The Search Engine Strikes Back:

And so initial search engines quickly became a repository of sites that contained nothing but pages loaded with unintelligible text and links – a tactic quickly addressed by the new wave of search engines such as Google and Bing. Content had to be unique and coherent, and a new critical factor was added to the SERPS equation– linkbacks. Essentially the idea is that Search Engine spiders track the number of links a website receives from other authoritative websites and weights their search engine results according to variables within this statistic such as the keywords, content, and page-rank of the linking site.
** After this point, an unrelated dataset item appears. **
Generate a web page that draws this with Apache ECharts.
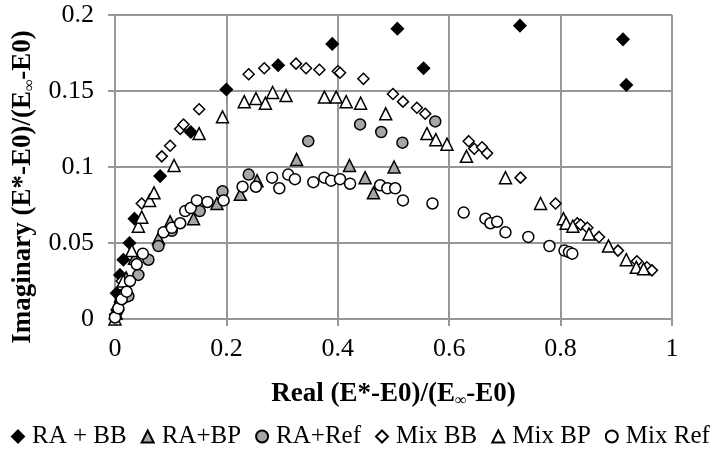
<!DOCTYPE html>
<html>
<head>
<meta charset="utf-8">
<script src="https://cdn.jsdelivr.net/npm/echarts@6/dist/echarts.min.js"></script>
<style>
  html, body { margin: 0; padding: 0; background: #fff; }
  #chart { width: 714px; height: 453px; }
</style>
</head>
<body>
<div id="chart"></div>
<script>
// Cole-Cole style plot
const seriesNames = ['RA + BB', 'RA+BP', 'RA+Ref', 'Mix BB', 'Mix BP', 'Mix Ref'];

const raBB = [[0.001, 0.003], [0.003, 0.017], [0.009, 0.029], [0.015, 0.039], [0.026, 0.050],
  [0.035, 0.066], [0.081, 0.094], [0.136, 0.123], [0.200, 0.151], [0.293, 0.167],
  [0.390, 0.181], [0.507, 0.191], [0.554, 0.165], [0.727, 0.193], [0.912, 0.184], [0.918, 0.154]];

const raBP = [[0.002, 0.004], [0.010, 0.015], [0.020, 0.027], [0.035, 0.040], [0.078, 0.053],
  [0.099, 0.064], [0.141, 0.066], [0.183, 0.076], [0.225, 0.082], [0.255, 0.091],
  [0.326, 0.105], [0.421, 0.101], [0.449, 0.093], [0.464, 0.083], [0.501, 0.100]];

const raRef = [[0.005, 0.006], [0.024, 0.015], [0.042, 0.029], [0.060, 0.039], [0.078, 0.048],
  [0.102, 0.058], [0.152, 0.071], [0.193, 0.084], [0.240, 0.095], [0.347, 0.117],
  [0.440, 0.128], [0.478, 0.123], [0.516, 0.116], [0.575, 0.130]];

const mixBB = [[0.003, 0.006], [0.012, 0.025], [0.048, 0.076], [0.084, 0.107], [0.099, 0.114],
  [0.117, 0.125], [0.123, 0.128], [0.151, 0.138], [0.240, 0.161], [0.268, 0.165],
  [0.325, 0.168], [0.343, 0.165], [0.367, 0.164], [0.400, 0.163], [0.404, 0.162],
  [0.446, 0.158], [0.499, 0.148], [0.517, 0.143], [0.542, 0.139], [0.557, 0.135],
  [0.635, 0.117], [0.645, 0.112], [0.659, 0.113], [0.668, 0.109], [0.728, 0.093],
  [0.791, 0.076], [0.830, 0.063], [0.836, 0.062], [0.848, 0.060], [0.869, 0.054],
  [0.903, 0.045], [0.937, 0.038], [0.955, 0.034], [0.964, 0.032]];

const mixBP = [[0.000, 0.000], [0.005, 0.010], [0.015, 0.025], [0.030, 0.045], [0.042, 0.061],
  [0.048, 0.067], [0.062, 0.078], [0.070, 0.083], [0.106, 0.101], [0.151, 0.122],
  [0.193, 0.133], [0.232, 0.143], [0.253, 0.145], [0.270, 0.142], [0.283, 0.149],
  [0.307, 0.147], [0.376, 0.146], [0.397, 0.146], [0.415, 0.143], [0.441, 0.142],
  [0.486, 0.135], [0.560, 0.122], [0.576, 0.118], [0.596, 0.115], [0.631, 0.107],
  [0.701, 0.093], [0.764, 0.076], [0.805, 0.066], [0.810, 0.063], [0.822, 0.061],
  [0.851, 0.056], [0.886, 0.048], [0.918, 0.039], [0.936, 0.034], [0.949, 0.033]];

const mixRef = [[0.000, 0.001], [0.006, 0.007], [0.012, 0.013], [0.021, 0.018], [0.027, 0.025],
  [0.039, 0.036], [0.050, 0.043], [0.087, 0.057], [0.102, 0.060], [0.117, 0.063],
  [0.126, 0.071], [0.136, 0.073], [0.147, 0.078], [0.166, 0.077], [0.195, 0.078],
  [0.229, 0.087], [0.253, 0.087], [0.282, 0.093], [0.295, 0.086], [0.311, 0.095],
  [0.323, 0.092], [0.356, 0.090], [0.376, 0.093], [0.388, 0.091], [0.404, 0.092],
  [0.422, 0.089], [0.476, 0.088], [0.489, 0.086], [0.503, 0.086], [0.517, 0.078],
  [0.570, 0.076], [0.626, 0.070], [0.665, 0.066], [0.674, 0.063], [0.686, 0.064],
  [0.701, 0.057], [0.742, 0.054], [0.780, 0.048], [0.807, 0.045], [0.815, 0.044],
  [0.821, 0.043]];

const seriesData = [raBB, raBP, raRef, mixBB, mixBP, mixRef];
const symbols = ['diamond', 'triangle', 'circle', 'diamond', 'triangle', 'circle'];
const fills = ['#000', '#a6a6a6', '#a6a6a6', '#fff', '#fff', '#fff'];
const sizes = [12, 12, 11, 11, 12, 11];

const FONT = '"Liberation Serif", "Times New Roman", serif';
const gridColor = '#979797';

const series = seriesNames.map((name, i) => ({
  name: name,
  type: 'scatter',
  symbol: symbols[i],
  symbolSize: sizes[i],
  itemStyle: {
    color: fills[i],
    borderColor: '#000',
    borderWidth: 1.5,
    opacity: 1
  },
  emphasis: { disabled: true },
  data: seriesData[i]
}));

const titleRich = {
  b: { fontFamily: FONT, fontWeight: 'bold', fontSize: 27, color: '#000' },
  sub: { fontFamily: FONT, fontWeight: 'bold', fontSize: 16, color: '#000', padding: [14, 0, 0, 0] }
};

const chart = echarts.init(document.getElementById('chart'), null, { renderer: 'canvas' });
chart.setOption({
  animation: false,
  backgroundColor: '#fff',
  grid: { left: 115, right: 42, top: 15, bottom: 134 },
  legend: {
    top: 424,
    left: 11,
    padding: 0,
    itemWidth: 12,
    itemHeight: 12,
    itemGap: 14,
    data: seriesNames,
    textStyle: { fontFamily: FONT, fontSize: 25, color: '#000', padding: [0, 0, 0, 3] }
  },
  xAxis: {
    type: 'value',
    min: 0, max: 1, interval: 0.2,
    name: '{b|Real (E*-E0)/(E}{sub|∞}{b|-E0)}',
    nameLocation: 'middle',
    nameGap: 60,
    nameTextStyle: { rich: titleRich },
    axisLine: { show: true, lineStyle: { color: gridColor, width: 2 } },
    axisTick: { show: true, inside: false, length: 7, lineStyle: { color: gridColor, width: 2 } },
    axisLabel: { fontFamily: FONT, fontSize: 26, color: '#000', margin: 17 },
    splitLine: { show: true, lineStyle: { color: gridColor, width: 2 } }
  },
  yAxis: {
    type: 'value',
    min: 0, max: 0.2, interval: 0.05,
    name: '{b|Imaginary (E*-E0)/(E}{sub|∞}{b|-E0)}',
    nameLocation: 'middle',
    nameGap: 77,
    nameTextStyle: { rich: titleRich, padding: [0, 40, 0, 0] },
    axisLine: { show: true, lineStyle: { color: gridColor, width: 2 } },
    axisTick: { show: true, inside: false, length: 7, lineStyle: { color: gridColor, width: 2 } },
    axisLabel: { fontFamily: FONT, fontSize: 26, color: '#000', margin: 21 },
    splitLine: { show: true, lineStyle: { color: gridColor, width: 2 } }
  },
  series: series
});
</script>
</body>
</html>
When the core search algorithms were first updated, webmasters who had spent tens of thousands of dollars building networks of sites based on keyword saturation saw their traffic sources dry up over night and literally had to start over from scratch. But those who had actually built informative websites with valuable content saw their rankings surge dramatically – particularly those who had established a reputation amongst more prominent sites as being expert in their respective markets and had links from those sites to their content.

Return of the Webmaster:

Webmasters of course developed software to automate the creation of websites with these reciprocal links, creating “webrings” of sites containing links to each other, plenty of keywords, but again, no real content. And Search Engines responded accordingly – by improving their metrics to devalue “two-way-links” and employing physical people to monitor and evaluate content. And again, those who had invested heavily in a webring network structure saw their traffic rates drop instantly each time a new update to a major search engine defused their SEO “tricks”. Just as before, those with real valuable information and a reputation in the web community saw their search engine rankings improve steadily.

"Page Activity" - The New Frontier:

In the most recent round of apparent Google SERPS shakeup –a new metric seems to have emerged that tracks some level of “activity” within a given website. This roughly equates to having users comments, upload photos, write new articles, and generally visit and participate on a site. Webmasters then developed more blackhat SEO software such as Xrumer to automate the posting of comments to their blogs and to other websites.

And Google seems to have struck back with Google sees a site’s backlinks go way up but with no real traffic or activity on the site, it may penalize or otherwise call the site up for review. Many webmasters claim that Xrumer and ScrapeBox are still very effective at building linkbacks to their sites quickly, though some have started to complain that these tools are becoming less effective as Google reacts to devalue certain sites that are typically the targets of these automated linkback generators.

Conclusions:

The lesson to learn from all of this is that there is certainly an ongoing power struggle between black-hat webmasters and major search engine operators over the tools and tactics used to create and promote sites with high search engine rankings. Serious webmasters that can afford to play a numbers game involving hundreds or thousands of websites will hedge their bets for any automation strategies by applying them to only a portion of their network, or using these techniques sparingly and in doses that will go undetected by the Search Engine auditors but they then amplify the effects of these SEO techniques across large platforms of sites.

For single business website owners this can give us some valuable lessons:

  • Lesson 1: The only lasting ROI for SEO is to build valuable content on your site, and then promote it by creating linkbacks that add value to the sites on which they are posted.
  • Lesson 2: Blackhat SEO tricks can and do produce effective results but these are always short-lived and will ultimately be vetted out by Search Engines which cause you to lose your entire SEO investment and have to start over or make major adjustments to your SEO strategy.
  • Lesson 3: If you outsource SEO, you should be fully aware of the SEO tactics utilized by your contracted SEO company and understand how these might adversely affect your search engine ranking.